Capitalist Tsar of a Lost Superpower

Ironies in the post Soviet days surpass those that characterized it. Despite longueurs of economic progress that “Tsar Putin” has made an exhibition out of, it must appear to be ironical that every publication worth its name declares there is more poverty and less equality in Russia these days than they ever were during Soviet days.

But what’s even more satirical are the suggestions from the concerned quarters that see this as an essential problem of the formerly controlled economy, than as an obvious aftermath of the presently capitalistic one. Considering that the crisis is evident (and multiplying) after the collapse of communism, it should come as no uncommon sense to perceive the root of disarrays. And yet the more populist and political correct accusations are aimed at the former era than the present regime.

Well, that’s not such a surprising finding if we traverse back at the hundreds of thousands of myths that the private capital masters have spread over past few decades about the merits of capitalism. In such ways the myths have been reinforced that even the biggest apostles of capitalism would have to pause awhile.

Its over 15 years since the USSR dissolved in its political form, and yet the only path that its economy has taken for the majority of people is downwards. This, despite absence of any capricious elements in an otherwise compromised economy. Apart from a few oligarchs who have been prosecuted, the country has seen one of the more stable forms of capitalistic expansions by business interests. Despite talks of nationalization or renationalization, only sectors affected thus far have been oil and gas. International currencies, free market and prosperous middle classes are characterizing the country in its free-est market condition in its entire history.

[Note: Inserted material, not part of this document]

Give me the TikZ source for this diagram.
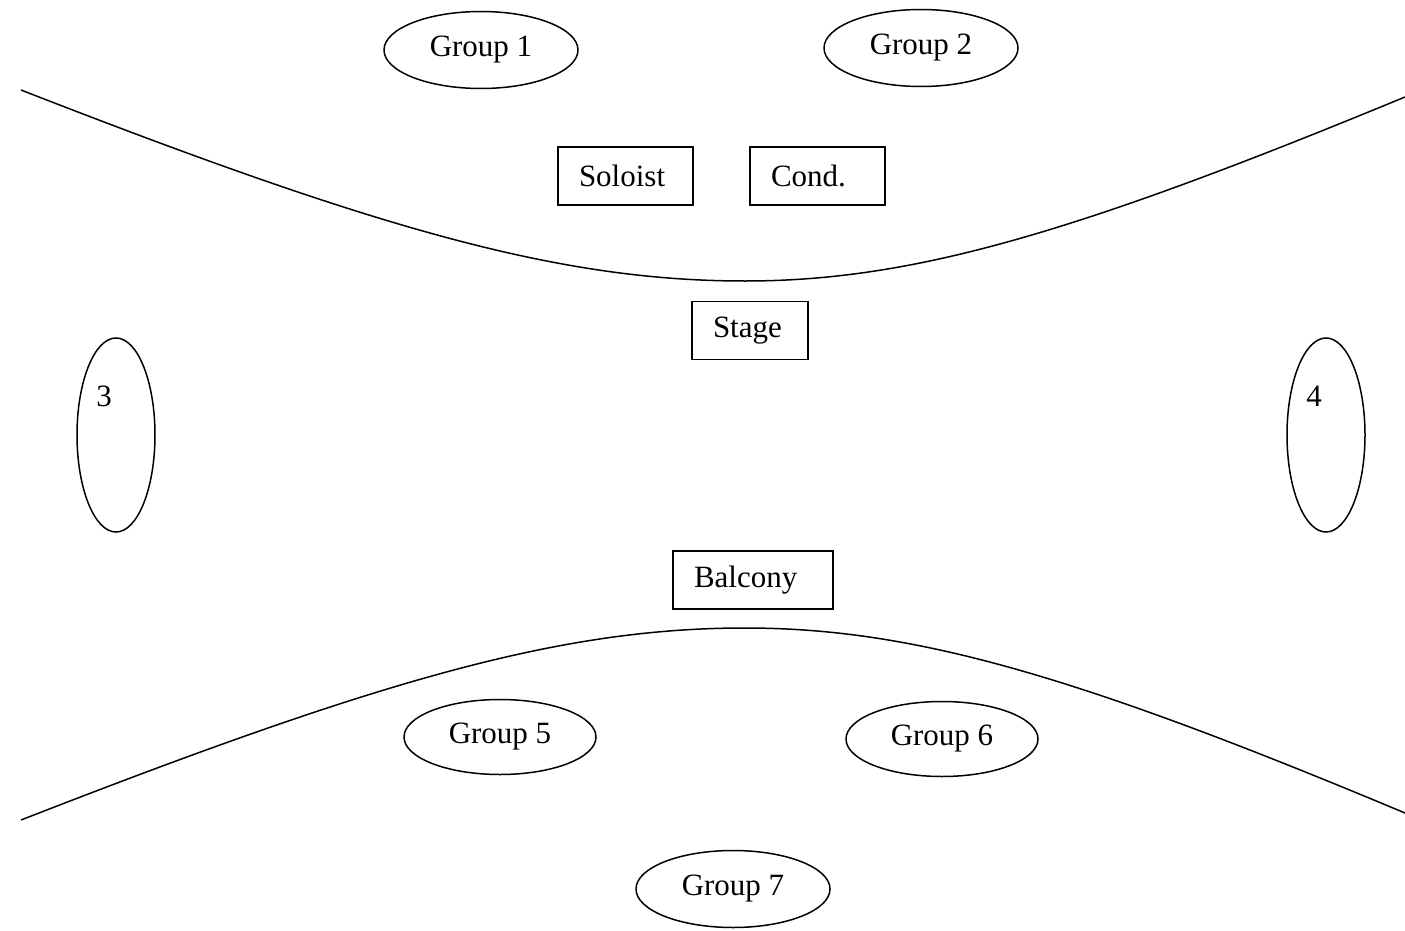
\documentclass[tikz,border=0pt]{standalone}
\usepackage{fontspec}
\setmainfont{Liberation Serif}
\usetikzlibrary{shapes.geometric}
\begin{document}
\begin{tikzpicture}[x=1pt,y=-1pt,
  every node/.style={font=\fontsize{31}{35}\selectfont},
  grp/.style={draw,ellipse,line width=1.5pt,minimum width=194pt,minimum height=77pt,inner sep=0pt},
  side/.style={draw,ellipse,line width=1.5pt,minimum width=78pt,minimum height=194pt,inner sep=0pt},
  boxed/.style={draw,line width=1.5pt,minimum height=58pt,inner xsep=21pt,align=left},
  curve/.style={line width=1.5pt}]
\useasboundingbox (0,0) rectangle (1405,931);
% curves
\draw[curve] (21,90) .. controls (380,230) and (560,281) .. (745,281)
   .. controls (914,281) and (1078,232) .. (1405,97);
\draw[curve] (21,820) .. controls (380,680) and (560,628) .. (745,628)
   .. controls (914,628) and (1078,676) .. (1405,813);
% groups
\node[grp] (g1) at (481,50) {Group 1};
\node[grp] (g2) at (921,48) {Group 2};
\node[grp,minimum width=192pt,minimum height=75pt] (g5) at (500,737) {Group 5};
\node[grp,minimum width=192pt,minimum height=75pt] (g6) at (942,739) {Group 6};
\node[grp] (g7) at (733,889) {Group 7};
% side ellipses
\node[side] (e3) at (116,435) {};
\node (t3) at (104,396) {3};
\node[side] (e4) at (1326,435) {};
\node (t4) at (1314,396) {4};
% boxes
\node[boxed,text width=93pt] (sol) at (625.5,176) {Soloist};
\node[boxed,text width=93pt] (cond) at (817.5,176) {Cond.};
\node[boxed,text width=74pt] (stage) at (750,330.5) {Stage};
\node[boxed,text width=118pt] (balc) at (753,580) {Balcony};
\end{tikzpicture}
\end{document}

And yet, inequalities of wealth among the population are greater. Poverty, unemployment, crime, and prostitution are way higher. Social security is nearly absent and “terrorism” is at the highest. The country is struggling even to hold bilateral talks, its Nato membership pleas challenged by its own people.

Kremlin is gaining notoriety for “getting rid” of its enemies: Murders of eminent people include journalists (Anna Politkovskaya), research scholars (Indologist Grigory Bondarevsky), scientists (Alexander Krasovsky and Viktor Frantzuzov), security service agents (Alexander Litvinenko), and top officers (Andrei Kozlov- vice president of Central Bank, and Alexander Plokhin, director of Foreign Trade Bank), to mention only a few.

Chechnya crisis, high corruption rate, growth of the Russian “Mafia”, racism by “skinheads”, ban on Communists to conduct parades are not the only features that characterize a fragmented country unable to celebrate its national and cultural diversity. According to the Reporters Without Borders, Russia ranks below many African countries in terms of its press freedom ranking, indeed out of 168 countries, its rank is 147 (worse than Mugabe’s Zimbabwe)! In terms of corruption, Russia is the top most corrupt country in the world, according to Transparency International’s global corruption reports. Lets not even bring up the controversial but almost accurate Amnesty International which maintains horrific databases.

“The Road Ahead”:
And yet, most economists suggest that even greater private investments hold the key for a country like Russia to gain a foothold. Putin has been acclaimed on one hand for raising the nationalist level among the people so as to take back the country to the days of Tsarist glory (implying the biggest feudal society in the contemporary times where private capitals will be concentrated in the hands of selected domestic business houses). This is the more popular choice considering the general anti-Americanism prevailing among the people and unduly being milked by the Americanized leaders of Europe themselves to further their political (read: democratic) ambitions.

And on the other hand, from the critics’ quarters, he has been advised to opt for greater concentration on capitalistic expansion so as to make way for a truly “free market” (implying the establishment of a neo-American society where money will engage people as a commodity, and take away the human elements that are needed for any progressive dissent).

The third front is, alas an alternative, least explored. While visiting Borders book store, I usually chuckle at the sections such as History and Government & Politics. Several racks of books are collected under different sub-headings for easy perusal. It is there that one understands how silently, and effectively the alternatives are purged. You will surely find subheadings such as “Russian History”, and “Russian Government”, but under parenthesis they have carefully typed out phrase: “Non-Soviet”.

Somewhere between Tsarist oppressions and Capitalistic expansions, the Soviet intentions are conveniently buried. And it’s most ironically absent in Putin’s Russia.